begin

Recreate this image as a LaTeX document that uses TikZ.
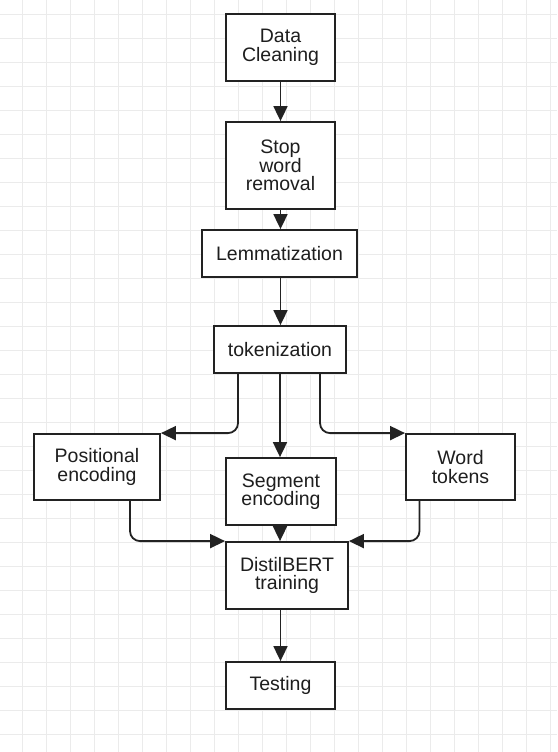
\documentclass[tikz,border=0pt]{standalone}
\usepackage{fontspec}
\setmainfont{Liberation Sans}
\usetikzlibrary{arrows.meta}
\definecolor{gridc}{RGB}{235,235,235}
\definecolor{linec}{RGB}{34,34,34}
\definecolor{textc}{RGB}{30,30,30}
\tikzset{
  box/.style={draw=linec, line width=1.8pt, fill=white, inner sep=0pt, align=center,
    text=textc, font=\fontsize{19.5}{18.5}\selectfont},
  arr/.style={draw=linec, line width=1.8pt, -{Triangle[length=15pt,width=14pt]}},
  conn/.style={arr, rounded corners=10pt}
}
\begin{document}
\begin{tikzpicture}[x=1pt,y=-1pt]
\useasboundingbox (0,0) rectangle (557,752);
\fill[white] (0,0) rectangle (557,752);
\foreach \k in {0,...,22} \draw[gridc, line width=1pt] (22.3+24*\k,0) -- (22.3+24*\k,752);
\foreach \k in {0,...,31} \draw[gridc, line width=1pt] (0,14.3+24*\k) -- (557,14.3+24*\k);

\node[box, minimum width=109pt, minimum height=67pt] (dc) at (280.5,47.5) {Data\\Cleaning};
\node[box, minimum width=109pt, minimum height=87pt] (sw) at (280.5,165.5) {Stop\\word\\removal};
\node[box, minimum width=155pt, minimum height=47pt] (lem) at (279.5,253.5) {Lemmatization};
\node[box, minimum width=132pt, minimum height=47pt] (tok) at (280,349.5) {tokenization};
\node[box, minimum width=126pt, minimum height=66pt] (pos) at (97,467) {Positional\\encoding};
\node[box, minimum width=110pt, minimum height=67pt] (seg) at (281,491.5) {Segment\\encoding};
\node[box, minimum width=109pt, minimum height=66pt] (wt) at (460.5,467) {Word\\tokens};
\node[box, minimum width=122pt, minimum height=67pt] (db) at (287,575.5) {DistilBERT\\training};
\node[box, minimum width=109pt, minimum height=47pt] (test) at (280.5,685.5) {Testing};

\draw[arr] (dc.south) -- (sw.north);
\draw[arr] (sw.south) -- (sw.south |- lem.north);
\draw[arr] (sw.south |- lem.south) -- (sw.south |- tok.north);
\draw[conn] ([xshift=-42pt]tok.south) |- (pos.north east);
\draw[arr] (tok.south) -- (tok.south |- seg.north);
\draw[conn] ([xshift=40pt]tok.south) |- (wt.north west);
\draw[conn] ([xshift=33pt]pos.south) |- (db.north west);
\draw[arr] ([xshift=-1pt]seg.south) -- ([xshift=-1pt]seg.south |- db.north);
\draw[conn] ([xshift=-41pt]wt.south) |- (db.north east);
\draw[arr] (test.north |- db.south) -- (test.north);
\end{tikzpicture}
\end{document}
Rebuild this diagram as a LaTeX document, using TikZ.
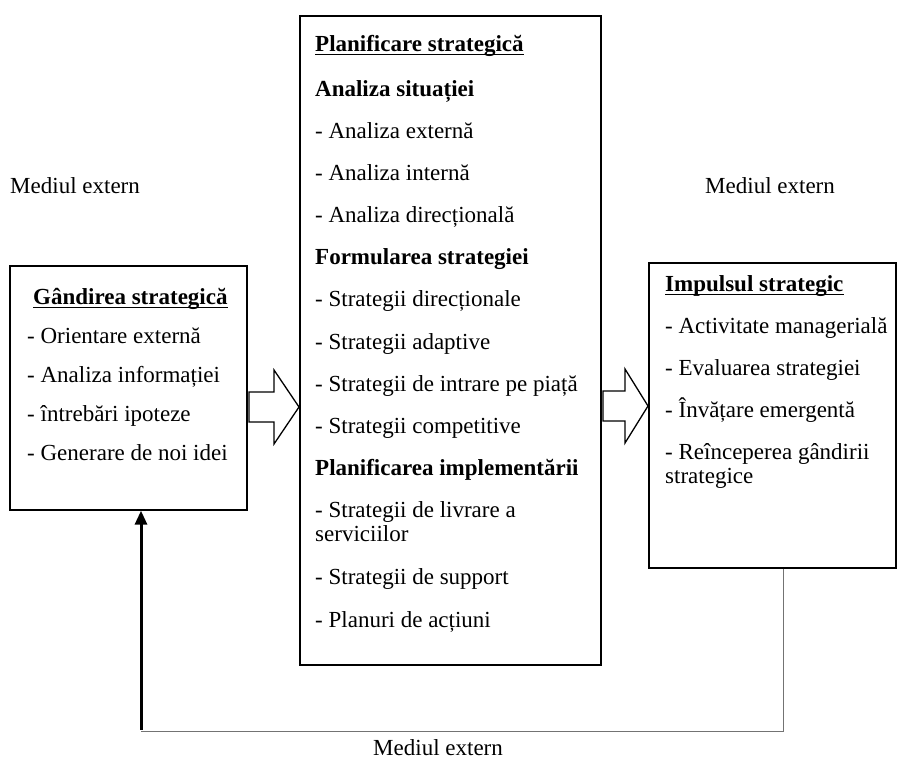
\documentclass[tikz,border=0pt]{standalone}
\usepackage{fontspec}
\setmainfont{Liberation Serif}
\usetikzlibrary{arrows.meta}
\tikzset{
  box/.style={draw, line width=1.3pt, inner sep=0pt},
  txt/.style={anchor=mid west, inner sep=0pt, font=\fontsize{23}{26}\selectfont},
  hd/.style={txt, font=\fontsize{23}{26}\selectfont\bfseries},
  blockarrow/.style={draw, line width=1.3pt, line join=miter, fill=white},
  thinline/.style={draw=black!55, line width=1pt},
  thickarrow/.style={draw, line width=3pt, -{Triangle[length=14pt,width=12pt]}},
}
\newcommand{\ul}[1]{\draw[line width=1.1pt] ([yshift=-3pt]#1.base west) -- ([yshift=-3pt]#1.base east);}
\begin{document}
\begin{tikzpicture}[x=1pt,y=-1pt]
\useasboundingbox (0,0) rectangle (904,760);
% boxes
\node[box, minimum width=237pt, minimum height=244pt] (L) at (128.5,388) {};
\node[box, minimum width=301pt, minimum height=649pt] (M) at (450.5,340.5) {};
\node[box, minimum width=247pt, minimum height=305pt] (R) at (772.5,415.5) {};
% outside labels
\node[txt] (me1) at (10,191) {Mediul extern};
\node[txt] (me2) at (705,191) {Mediul extern};
\node[txt] (me3) at (373,753) {Mediul extern};
% left box
\node[hd] (l0) at (33,302) {Gândirea strategică}; \ul{l0}
\node[txt] (l1) at (27,341) {- Orientare externă};
\node[txt] (l2) at (27,380) {- Analiza informației};
\node[txt] (l3) at (27,419) {- întrebări ipoteze};
\node[txt] (l4) at (27,458) {- Generare de noi idei};
% middle box
\node[hd] (m0) at (315,49) {Planificare strategică}; \ul{m0}
\node[hd] (m1) at (315,94) {Analiza situației};
\node[txt] (m2) at (315,136) {- Analiza externă};
\node[txt] (m3) at (315,178) {- Analiza internă};
\node[txt] (m4) at (315,220) {- Analiza direcțională};
\node[hd] (m5) at (315,262) {Formularea strategiei};
\node[txt] (m6) at (315,304) {- Strategii direcționale};
\node[txt] (m7) at (315,347) {- Strategii adaptive};
\node[txt] (m8) at (315,389) {- Strategii de intrare pe piață};
\node[txt] (m9) at (315,431) {- Strategii competitive};
\node[hd] (m10) at (315,473) {Planificarea implementării};
\node[txt] (m11) at (315,515) {- Strategii de livrare a};
\node[txt] (m12) at (315,539) {serviciilor};
\node[txt] (m13) at (315,582) {- Strategii de support};
\node[txt] (m14) at (315,625) {- Planuri de acțiuni};
% right box
\node[hd] (r0) at (665,289) {Impulsul strategic}; \ul{r0}
\node[txt] (r1) at (665,331) {- Activitate managerială};
\node[txt] (r2) at (665,373) {- Evaluarea strategiei};
\node[txt] (r3) at (665,415) {- Învățare emergentă};
\node[txt] (r4) at (665,457) {- Reînceperea gândirii};
\node[txt] (r5) at (665,481) {strategice};
% block arrows
\draw[blockarrow] (249,392) -- (274,392) -- (274,370) -- (299,407) -- (274,444) -- (274,422) -- (249,422) -- cycle;
\draw[blockarrow] (603,391) -- (625,391) -- (625,369) -- (648,406) -- (625,443) -- (625,421) -- (603,421) -- cycle;
% feedback loop
\coordinate (fbR) at (783,731);
\coordinate (fbL) at (141,731);
\draw[thinline] (fbR |- R.south) -- (fbR) -- (fbL);
\draw[thickarrow] ([yshift=1.5pt]fbL) -- (fbL |- L.south);
\end{tikzpicture}
\end{document}
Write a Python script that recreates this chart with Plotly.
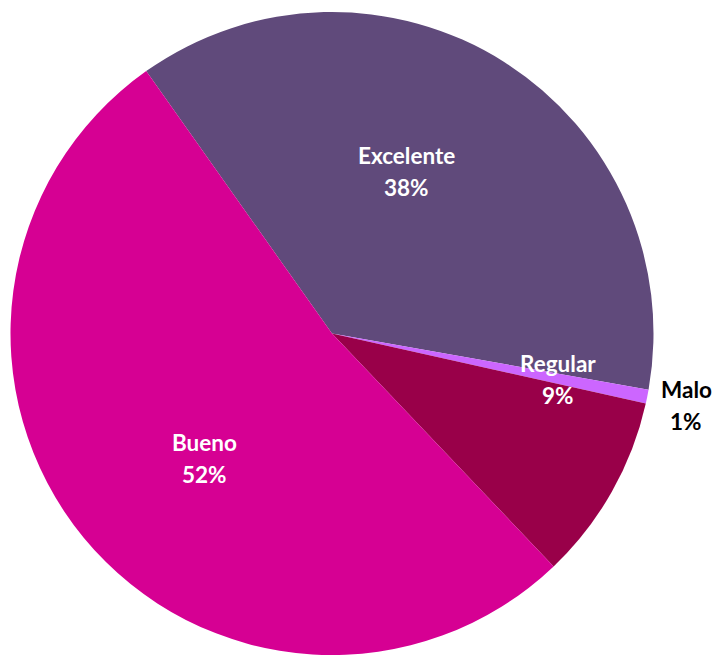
import plotly.graph_objects as go

# Data
categories = ["Excelente", "Malo", "Regular", "Bueno"]
values = [37.6, 0.7, 9.4, 52.3]

# Styling
colors = ["#604A7B", "#CC66FF", "#990049", "#D60093"]
label_colors = ["white", "black", "white", "white"]
# label block centers in pixels (x, y from top)
label_px = [(406, 171), (686, 405), (558, 379), (204, 458)]
LINE_GAP = 32

W, H = 718, 655
total = sum(values)

fig = go.Figure(
    go.Pie(
        labels=categories,
        values=values,
        sort=False,
        direction="clockwise",
        rotation=-35.3,
        marker=dict(colors=colors, line=dict(width=0)),
        textinfo="none",
        hoverinfo="label+percent",
        domain=dict(x=[10.5 / W, 653.5 / W], y=[0, 1 - 12 / H]),
        showlegend=False,
    )
)

for cat, v, col, (px, py) in zip(categories, values, label_colors, label_px):
    pct = round(100 * v / total)
    for txt, dy in ((cat, -LINE_GAP / 2), (f"{pct}%", LINE_GAP / 2)):
        fig.add_annotation(
            x=px / W, y=1 - (py + dy) / H, xref="paper", yref="paper",
            text=f"<b>{txt}</b>",
            showarrow=False, xanchor="center", yanchor="middle",
            font=dict(family="Lato", size=22.5, color=col),
        )

fig.update_layout(
    width=W, height=H,
    margin=dict(l=0, r=0, t=0, b=0),
    paper_bgcolor="white",
    plot_bgcolor="white",
)

fig.write_html(
    "out.html",
    config={"displayModeBar": False},
    post_script="document.body.style.margin='0';document.body.style.overflow='hidden';",
)
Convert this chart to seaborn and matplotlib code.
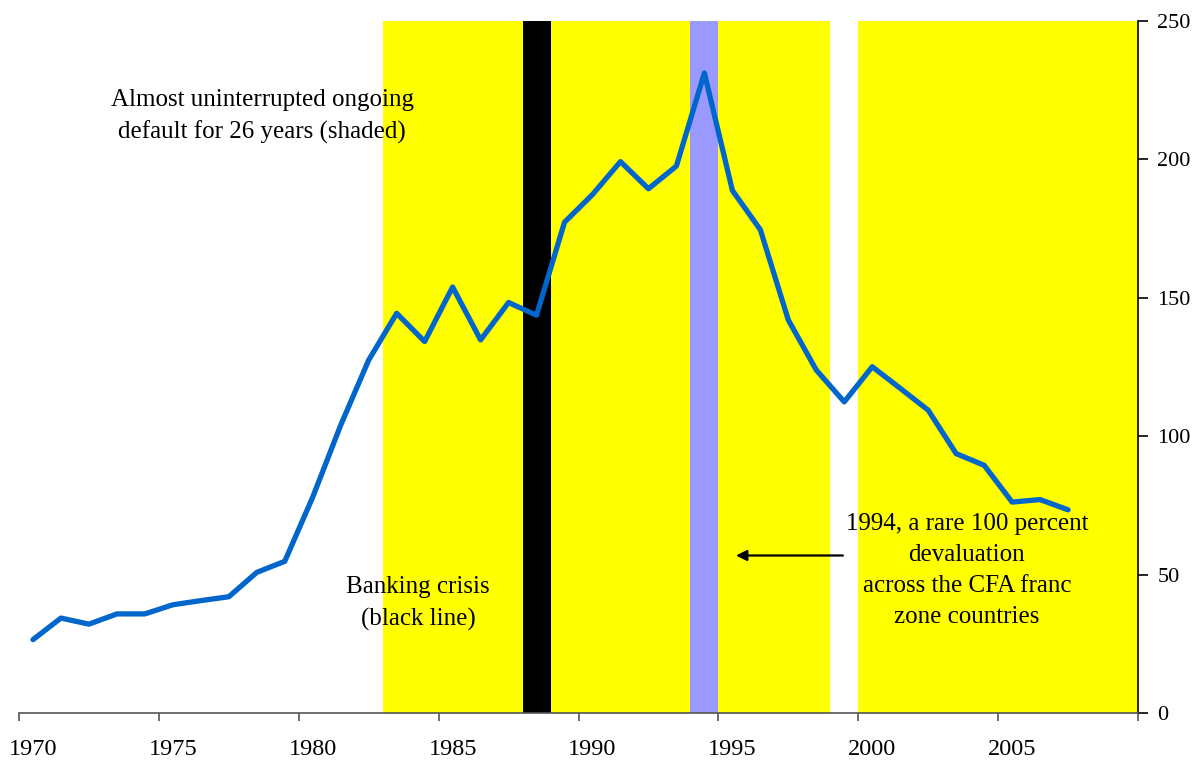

end

**WHAT TO WORK ON:**
Extract all lines containing the word "that".

**FULL OUTPUT:**
Recreate this image as a LaTeX document that uses TikZ.
Write a Python script that recreates this chart with Plotly.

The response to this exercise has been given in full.